* Direction *
Leaving out the pictures, retype the lines from the beginning of the listing through the line containing "var yellow = '#ffe500';".

========================

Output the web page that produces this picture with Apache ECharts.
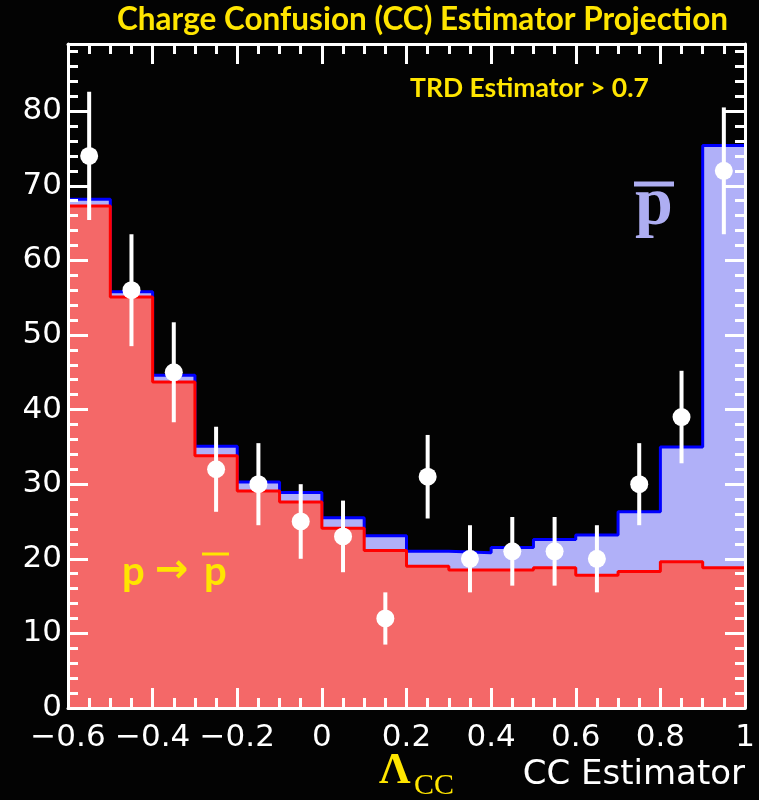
<!DOCTYPE html>
<html>
<head>
<meta charset="utf-8">
<script src="https://cdn.jsdelivr.net/npm/echarts@6/dist/echarts.min.js"></script>
<style>
html, body { margin: 0; background: #030303; }
#main { width: 759px; height: 800px; }
</style>
</head>
<body>
<div id="main"></div>
<script>
// bin edges of the CC estimator histogram
var binEdges = [-0.6, -0.5, -0.4, -0.3, -0.2, -0.1, 0, 0.1, 0.2, 0.3, 0.4, 0.5, 0.6, 0.7, 0.8, 0.9, 1.0];
// charge confused protons (red) and total p + pbar template (blue)
var ccValues = [67.3, 55.1, 43.7, 33.8, 29.1, 27.6, 24.1, 21.1, 19.0, 18.5, 18.5, 18.8, 17.8, 18.3, 19.6, 18.8];
var totalValues = [68.2, 55.8, 44.6, 35.1, 30.3, 28.9, 25.5, 23.1, 21.0, 20.8, 21.5, 22.6, 23.2, 26.3, 35.0, 75.4];
// data points
var binCenters = [-0.55, -0.45, -0.35, -0.25, -0.15, -0.05, 0.05, 0.15, 0.25, 0.35, 0.45, 0.55, 0.65, 0.75, 0.85, 0.95];
var dataCounts = [74, 56, 45, 32, 30, 25, 23, 12, 31, 20, 21, 21, 20, 30, 39, 72];
var dataErrors = [8.6, 7.5, 6.7, 5.7, 5.5, 5.0, 4.8, 3.5, 5.6, 4.5, 4.6, 4.6, 4.5, 5.5, 6.2, 8.5];
var xTicks = { min: -0.6, max: 1, interval: 0.2 };
var yTicks = { min: 0, max: 89, interval: 10 };

var chart = echarts.init(document.getElementById('main'), null, { renderer: 'canvas' });

function stepData(values) {
  return binEdges.map(function (x, i) {
    return [x, values[Math.min(i, values.length - 1)]];
  });
}

var white = '#ffffff';
var yellow = '#ffe500';

function xAxisCfg(pos, labels) {
  return {
    type: 'value', position: pos,
    min: xTicks.min, max: xTicks.max, interval: xTicks.interval,
    z: 10,
    axisLine: { show: true, onZero: false, lineStyle: { color: white, width: 3 } },
    axisTick: { show: true, inside: true, length: 20, lineStyle: { color: white, width: 3 } },
    minorTick: { show: true, splitNumber: 4, length: 10, lineStyle: { color: white, width: 3 } },
    splitLine: { show: false },
    axisLabel: {
      show: labels, color: white, fontSize: 31, fontFamily: 'DejaVu Sans', margin: 14,
      formatter: function (v) {
        var s = String(Math.round(v * 10) / 10);
        return s.replace('-', '\u2212');
      }
    }
  };
}

function yAxisCfg(pos, labels) {
  return {
    type: 'value', position: pos,
    min: yTicks.min, max: yTicks.max, interval: yTicks.interval,
    z: 10,
    axisLine: { show: true, onZero: false, lineStyle: { color: white, width: 3 } },
    axisTick: { show: true, inside: true, length: 20, lineStyle: { color: white, width: 3 } },
    minorTick: { show: true, splitNumber: 5, length: 10, lineStyle: { color: white, width: 3 } },
    splitLine: { show: false },
    axisLabel: {
      show: labels, color: white, fontSize: 31, fontFamily: 'DejaVu Sans', margin: 6,
      showMaxLabel: false
    }
  };
}

var option = {
  backgroundColor: '#030303',
  animation: false,
  grid: { left: 68, right: 14, top: 44, bottom: 92, outerBoundsMode: 'none' },
  xAxis: [xAxisCfg('bottom', true), xAxisCfg('top', false)],
  yAxis: [yAxisCfg('left', true), yAxisCfg('right', false)],
  series: [
    {
      name: 'total', type: 'line', step: 'end', showSymbol: false, z: 2,
      data: stepData(totalValues),
      lineStyle: { color: '#0000ff', width: 3 },
      areaStyle: { color: '#b0b0f8', opacity: 1 }
    },
    {
      name: 'cc', type: 'line', step: 'end', showSymbol: false, z: 3,
      data: stepData(ccValues),
      lineStyle: { color: '#ff0000', width: 3 },
      areaStyle: { color: '#f46868', opacity: 1 }
    },
    {
      name: 'data', type: 'custom', z: 5,
      data: binCenters.map(function (x, i) { return [x, dataCounts[i], dataErrors[i]]; }),
      encode: { x: 0, y: 1 },
      renderItem: function (params, api) {
        var x = api.value(0), y = api.value(1), e = api.value(2);
        var top = api.coord([x, y + e]);
        var bot = api.coord([x, y - e]);
        var c = api.coord([x, y]);
        return {
          type: 'group',
          children: [
            { type: 'line', shape: { x1: top[0], y1: top[1], x2: bot[0], y2: bot[1] }, style: { stroke: white, lineWidth: 4 } },
            { type: 'circle', shape: { cx: c[0], cy: c[1], r: 9 }, style: { fill: white } }
          ]
        };
      }
    }
  ],
  graphic: [
    { type: 'text', x: 728, y: 20, z: 20, style: { text: 'Charge Confusion (CC) Estimator Projection', fill: yellow, font: 'bold 31.5px Lato', textAlign: 'right', textVerticalAlign: 'middle' } },
    { type: 'text', x: 410, y: 88, z: 20, style: { text: 'TRD Estimator > 0.7', fill: yellow, font: 'bold 26.5px Lato', textAlign: 'left', textVerticalAlign: 'middle' } },
    // pbar label
    { type: 'text', x: 635, y: 206, z: 20, style: { text: 'p', fill: '#aeaef2', font: 'bold 68px "Liberation Serif"', textAlign: 'left', textVerticalAlign: 'middle' } },
    { type: 'line', z: 20, shape: { x1: 634, y1: 184, x2: 674, y2: 184 }, style: { stroke: '#aeaef2', lineWidth: 5 } },
    // p -> pbar label
    { type: 'text', x: 122, y: 572, z: 20, style: { text: 'p', fill: yellow, font: 'bold 40px Lato', textAlign: 'left', textVerticalAlign: 'middle' } },
    { type: 'text', x: 155, y: 572, z: 20, style: { text: '\u2192', fill: yellow, font: 'bold 40px "DejaVu Sans"', textAlign: 'left', textVerticalAlign: 'middle' } },
    { type: 'text', x: 204, y: 572, z: 20, style: { text: 'p', fill: yellow, font: 'bold 40px Lato', textAlign: 'left', textVerticalAlign: 'middle' } },
    { type: 'line', z: 20, shape: { x1: 202, y1: 554, x2: 229, y2: 554 }, style: { stroke: yellow, lineWidth: 3 } },
    // axis title
    { type: 'text', x: 379, y: 772, z: 20, style: { text: '\u039b', fill: yellow, font: 'bold 44px "Liberation Serif"', textAlign: 'left', textVerticalAlign: 'middle' } },
    { type: 'text', x: 414, y: 786, z: 20, style: { text: 'CC', fill: yellow, font: '30px "Liberation Serif"', textAlign: 'left', textVerticalAlign: 'middle' } },
    { type: 'text', x: 745, y: 775, z: 20, style: { text: 'CC Estimator', fill: white, font: '34px "DejaVu Sans"', textAlign: 'right', textVerticalAlign: 'middle' } }
  ]
};

chart.setOption(option);
</script>
</body>
</html>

========================

* Exercise solution *
Output the web page that produces this picture with Apache ECharts.
<!DOCTYPE html>
<html>
<head>
<meta charset="utf-8">
<script src="https://cdn.jsdelivr.net/npm/echarts@6/dist/echarts.min.js"></script>
<style>
html, body { margin: 0; background: #030303; }
#main { width: 759px; height: 800px; }
</style>
</head>
<body>
<div id="main"></div>
<script>
// bin edges of the CC estimator histogram
var binEdges = [-0.6, -0.5, -0.4, -0.3, -0.2, -0.1, 0, 0.1, 0.2, 0.3, 0.4, 0.5, 0.6, 0.7, 0.8, 0.9, 1.0];
// charge confused protons (red) and total p + pbar template (blue)
var ccValues = [67.3, 55.1, 43.7, 33.8, 29.1, 27.6, 24.1, 21.1, 19.0, 18.5, 18.5, 18.8, 17.8, 18.3, 19.6, 18.8];
var totalValues = [68.2, 55.8, 44.6, 35.1, 30.3, 28.9, 25.5, 23.1, 21.0, 20.8, 21.5, 22.6, 23.2, 26.3, 35.0, 75.4];
// data points
var binCenters = [-0.55, -0.45, -0.35, -0.25, -0.15, -0.05, 0.05, 0.15, 0.25, 0.35, 0.45, 0.55, 0.65, 0.75, 0.85, 0.95];
var dataCounts = [74, 56, 45, 32, 30, 25, 23, 12, 31, 20, 21, 21, 20, 30, 39, 72];
var dataErrors = [8.6, 7.5, 6.7, 5.7, 5.5, 5.0, 4.8, 3.5, 5.6, 4.5, 4.6, 4.6, 4.5, 5.5, 6.2, 8.5];
var xTicks = { min: -0.6, max: 1, interval: 0.2 };
var yTicks = { min: 0, max: 89, interval: 10 };

var chart = echarts.init(document.getElementById('main'), null, { renderer: 'canvas' });

function stepData(values) {
  return binEdges.map(function (x, i) {
    return [x, values[Math.min(i, values.length - 1)]];
  });
}

var white = '#ffffff';
var yellow = '#ffe500';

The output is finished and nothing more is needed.